● Work required
Extract all lines that hold the string "file".

--- Begin Provided information ---

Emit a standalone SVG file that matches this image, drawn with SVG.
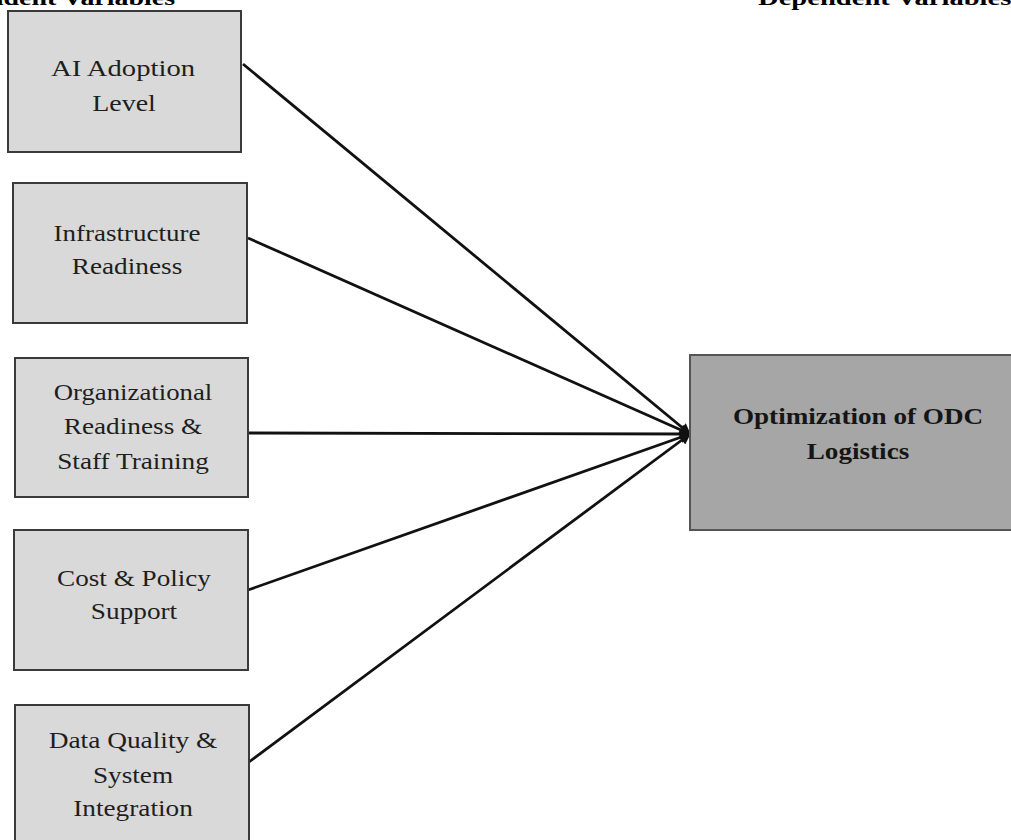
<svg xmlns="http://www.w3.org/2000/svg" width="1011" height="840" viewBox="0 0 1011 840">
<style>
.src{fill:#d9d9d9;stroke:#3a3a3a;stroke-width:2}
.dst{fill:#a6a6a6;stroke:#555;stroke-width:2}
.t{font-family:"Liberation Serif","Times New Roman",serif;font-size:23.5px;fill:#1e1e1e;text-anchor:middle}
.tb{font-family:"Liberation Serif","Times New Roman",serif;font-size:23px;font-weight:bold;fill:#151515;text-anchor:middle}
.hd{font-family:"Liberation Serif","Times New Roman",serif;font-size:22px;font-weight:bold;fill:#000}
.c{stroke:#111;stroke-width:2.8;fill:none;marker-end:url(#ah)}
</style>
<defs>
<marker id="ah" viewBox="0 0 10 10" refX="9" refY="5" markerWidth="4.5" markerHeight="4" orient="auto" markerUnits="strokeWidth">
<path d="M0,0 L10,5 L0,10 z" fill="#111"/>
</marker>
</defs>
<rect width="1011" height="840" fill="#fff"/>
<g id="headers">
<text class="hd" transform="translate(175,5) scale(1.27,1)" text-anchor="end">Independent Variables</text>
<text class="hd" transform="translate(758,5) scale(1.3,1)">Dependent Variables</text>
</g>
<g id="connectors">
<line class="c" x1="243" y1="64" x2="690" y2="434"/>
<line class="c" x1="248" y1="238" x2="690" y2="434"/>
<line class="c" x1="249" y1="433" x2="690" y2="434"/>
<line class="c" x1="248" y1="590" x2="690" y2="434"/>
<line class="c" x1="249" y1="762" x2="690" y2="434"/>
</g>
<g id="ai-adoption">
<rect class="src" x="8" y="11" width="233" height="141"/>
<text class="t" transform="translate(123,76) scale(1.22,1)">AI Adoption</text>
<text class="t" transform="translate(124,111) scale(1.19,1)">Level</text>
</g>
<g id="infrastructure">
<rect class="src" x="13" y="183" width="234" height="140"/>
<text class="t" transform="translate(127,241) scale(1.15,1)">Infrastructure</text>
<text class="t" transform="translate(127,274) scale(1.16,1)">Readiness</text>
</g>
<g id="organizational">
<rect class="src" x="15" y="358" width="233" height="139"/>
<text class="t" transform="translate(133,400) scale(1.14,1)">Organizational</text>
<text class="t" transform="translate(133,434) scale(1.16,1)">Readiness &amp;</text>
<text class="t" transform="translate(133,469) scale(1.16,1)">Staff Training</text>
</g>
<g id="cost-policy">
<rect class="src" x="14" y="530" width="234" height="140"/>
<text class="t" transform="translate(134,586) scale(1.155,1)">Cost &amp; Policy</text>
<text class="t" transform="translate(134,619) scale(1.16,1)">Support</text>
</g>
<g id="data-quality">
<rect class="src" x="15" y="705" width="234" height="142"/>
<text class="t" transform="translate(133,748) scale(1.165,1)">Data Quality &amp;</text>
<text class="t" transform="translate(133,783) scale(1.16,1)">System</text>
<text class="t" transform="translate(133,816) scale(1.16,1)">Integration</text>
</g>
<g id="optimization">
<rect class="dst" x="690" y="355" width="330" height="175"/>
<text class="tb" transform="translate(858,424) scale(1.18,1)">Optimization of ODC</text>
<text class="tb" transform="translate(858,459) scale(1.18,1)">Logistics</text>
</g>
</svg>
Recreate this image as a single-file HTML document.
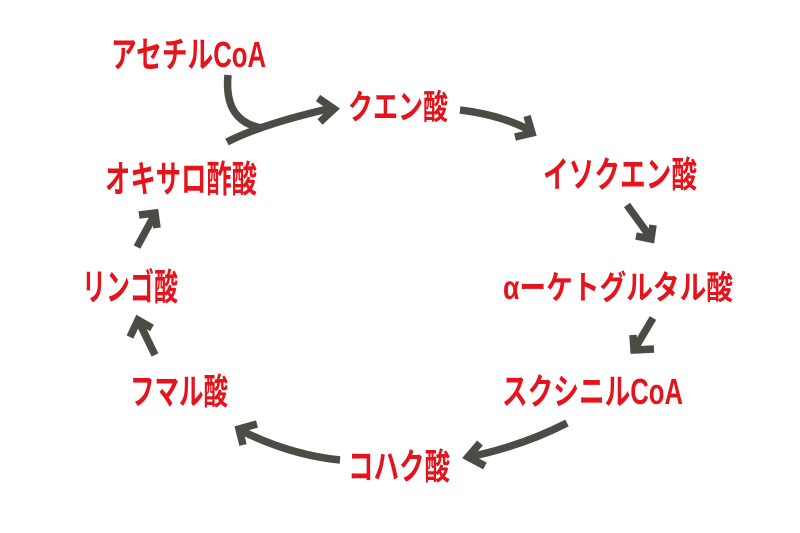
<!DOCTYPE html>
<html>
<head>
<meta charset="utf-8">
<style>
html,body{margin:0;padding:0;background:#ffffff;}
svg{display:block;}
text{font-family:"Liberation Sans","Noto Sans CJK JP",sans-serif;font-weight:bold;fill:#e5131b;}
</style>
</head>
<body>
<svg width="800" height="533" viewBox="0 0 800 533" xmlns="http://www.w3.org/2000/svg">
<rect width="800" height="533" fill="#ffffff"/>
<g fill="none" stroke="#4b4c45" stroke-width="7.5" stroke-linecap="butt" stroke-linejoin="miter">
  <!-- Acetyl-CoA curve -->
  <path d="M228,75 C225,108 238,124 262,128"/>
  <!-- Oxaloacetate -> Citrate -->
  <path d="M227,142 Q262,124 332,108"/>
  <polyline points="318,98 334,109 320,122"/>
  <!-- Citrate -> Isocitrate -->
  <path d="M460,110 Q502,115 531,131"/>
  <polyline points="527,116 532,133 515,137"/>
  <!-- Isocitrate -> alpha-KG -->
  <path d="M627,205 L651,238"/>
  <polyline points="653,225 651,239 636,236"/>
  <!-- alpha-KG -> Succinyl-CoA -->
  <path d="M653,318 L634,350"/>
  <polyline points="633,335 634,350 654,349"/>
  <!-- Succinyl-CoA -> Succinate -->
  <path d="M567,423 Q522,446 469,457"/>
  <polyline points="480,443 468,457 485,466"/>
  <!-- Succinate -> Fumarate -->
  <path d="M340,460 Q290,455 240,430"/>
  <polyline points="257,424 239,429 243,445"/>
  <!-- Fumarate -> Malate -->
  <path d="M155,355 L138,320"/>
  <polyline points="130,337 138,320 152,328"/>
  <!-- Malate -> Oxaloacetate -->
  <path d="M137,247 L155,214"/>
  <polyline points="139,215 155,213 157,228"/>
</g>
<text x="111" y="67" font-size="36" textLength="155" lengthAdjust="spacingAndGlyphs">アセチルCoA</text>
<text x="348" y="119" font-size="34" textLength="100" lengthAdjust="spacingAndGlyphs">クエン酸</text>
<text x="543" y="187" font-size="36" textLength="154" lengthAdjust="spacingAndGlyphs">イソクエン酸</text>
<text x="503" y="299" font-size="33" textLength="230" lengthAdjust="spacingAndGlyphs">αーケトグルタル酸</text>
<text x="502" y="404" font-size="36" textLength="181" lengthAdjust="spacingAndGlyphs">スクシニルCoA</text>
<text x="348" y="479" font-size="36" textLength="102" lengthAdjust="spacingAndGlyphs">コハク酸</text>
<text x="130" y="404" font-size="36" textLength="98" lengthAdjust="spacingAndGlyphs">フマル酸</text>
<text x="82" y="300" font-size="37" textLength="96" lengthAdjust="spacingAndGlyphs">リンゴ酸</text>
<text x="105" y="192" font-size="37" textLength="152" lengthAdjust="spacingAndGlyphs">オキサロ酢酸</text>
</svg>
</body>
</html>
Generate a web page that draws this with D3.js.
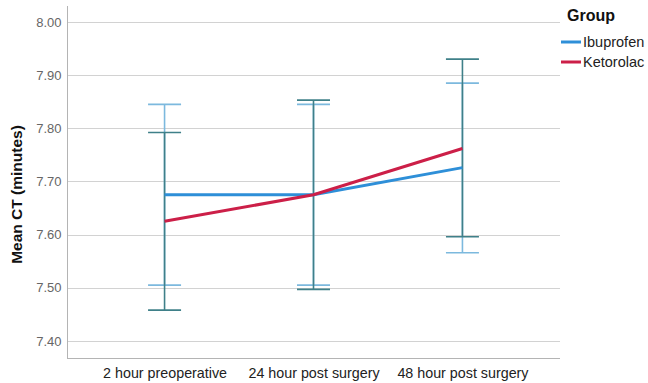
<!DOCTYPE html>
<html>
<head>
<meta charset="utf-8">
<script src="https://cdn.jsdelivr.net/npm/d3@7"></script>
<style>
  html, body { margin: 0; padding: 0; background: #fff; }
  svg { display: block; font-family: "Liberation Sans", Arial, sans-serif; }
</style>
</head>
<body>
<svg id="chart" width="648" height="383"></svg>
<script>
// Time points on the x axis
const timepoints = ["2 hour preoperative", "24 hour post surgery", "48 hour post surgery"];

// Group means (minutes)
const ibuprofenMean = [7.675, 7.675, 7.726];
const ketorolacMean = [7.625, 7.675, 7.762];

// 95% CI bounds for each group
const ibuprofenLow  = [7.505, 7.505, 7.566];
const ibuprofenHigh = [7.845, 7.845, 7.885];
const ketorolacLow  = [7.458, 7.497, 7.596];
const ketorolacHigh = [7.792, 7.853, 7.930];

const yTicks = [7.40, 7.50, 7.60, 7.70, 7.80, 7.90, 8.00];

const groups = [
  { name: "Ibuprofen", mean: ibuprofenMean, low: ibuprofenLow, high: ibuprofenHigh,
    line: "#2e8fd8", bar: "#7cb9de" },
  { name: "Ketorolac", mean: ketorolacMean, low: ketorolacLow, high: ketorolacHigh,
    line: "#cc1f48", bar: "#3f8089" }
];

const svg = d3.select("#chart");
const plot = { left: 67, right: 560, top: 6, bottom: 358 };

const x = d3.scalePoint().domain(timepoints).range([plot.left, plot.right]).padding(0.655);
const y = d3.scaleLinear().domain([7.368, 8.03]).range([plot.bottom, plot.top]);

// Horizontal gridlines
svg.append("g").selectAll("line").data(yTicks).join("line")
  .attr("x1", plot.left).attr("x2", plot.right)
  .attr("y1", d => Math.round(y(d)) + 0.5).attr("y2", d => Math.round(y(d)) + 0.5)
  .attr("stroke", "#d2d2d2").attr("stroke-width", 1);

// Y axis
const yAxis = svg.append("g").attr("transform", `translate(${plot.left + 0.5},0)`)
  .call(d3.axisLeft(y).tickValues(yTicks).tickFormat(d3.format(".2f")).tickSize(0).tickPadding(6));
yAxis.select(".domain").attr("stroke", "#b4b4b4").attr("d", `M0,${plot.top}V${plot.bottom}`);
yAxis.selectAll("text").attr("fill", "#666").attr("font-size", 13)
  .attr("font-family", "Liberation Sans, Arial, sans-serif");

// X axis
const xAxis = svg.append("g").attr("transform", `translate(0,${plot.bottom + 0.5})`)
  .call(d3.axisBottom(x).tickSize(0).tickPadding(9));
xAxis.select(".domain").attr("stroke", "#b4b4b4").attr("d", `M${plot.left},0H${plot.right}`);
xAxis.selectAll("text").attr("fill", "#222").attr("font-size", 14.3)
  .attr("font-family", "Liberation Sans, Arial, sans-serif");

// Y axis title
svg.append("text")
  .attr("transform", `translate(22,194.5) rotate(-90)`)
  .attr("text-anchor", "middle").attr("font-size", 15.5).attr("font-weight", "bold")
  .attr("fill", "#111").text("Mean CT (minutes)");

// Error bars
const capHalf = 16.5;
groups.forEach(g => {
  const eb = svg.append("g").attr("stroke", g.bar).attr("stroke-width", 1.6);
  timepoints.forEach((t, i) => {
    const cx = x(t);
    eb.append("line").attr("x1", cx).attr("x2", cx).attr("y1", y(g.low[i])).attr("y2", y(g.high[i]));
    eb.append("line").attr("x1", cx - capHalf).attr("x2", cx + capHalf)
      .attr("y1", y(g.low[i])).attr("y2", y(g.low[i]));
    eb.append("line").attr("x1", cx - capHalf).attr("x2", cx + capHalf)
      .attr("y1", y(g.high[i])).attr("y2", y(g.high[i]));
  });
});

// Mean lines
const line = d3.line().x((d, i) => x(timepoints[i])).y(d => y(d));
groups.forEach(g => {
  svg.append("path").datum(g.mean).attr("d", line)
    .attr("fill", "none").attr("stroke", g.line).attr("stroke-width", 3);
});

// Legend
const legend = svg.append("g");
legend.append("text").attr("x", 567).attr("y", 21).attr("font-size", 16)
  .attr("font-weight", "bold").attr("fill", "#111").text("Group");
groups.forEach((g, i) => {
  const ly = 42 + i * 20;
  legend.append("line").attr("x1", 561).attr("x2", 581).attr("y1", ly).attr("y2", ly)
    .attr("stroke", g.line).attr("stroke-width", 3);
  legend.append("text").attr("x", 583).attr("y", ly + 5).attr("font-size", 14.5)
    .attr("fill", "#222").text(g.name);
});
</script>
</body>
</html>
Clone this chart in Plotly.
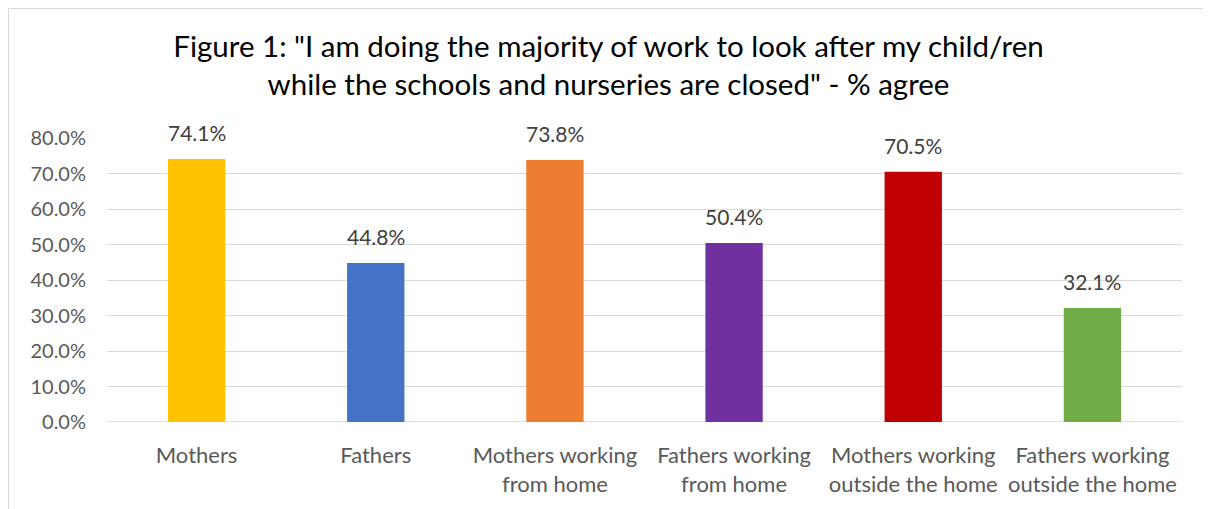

--- End Provided information ---

● Correct answer
Emit a standalone SVG file that matches this image, drawn with SVG.
Recreate this image as a single-file HTML document.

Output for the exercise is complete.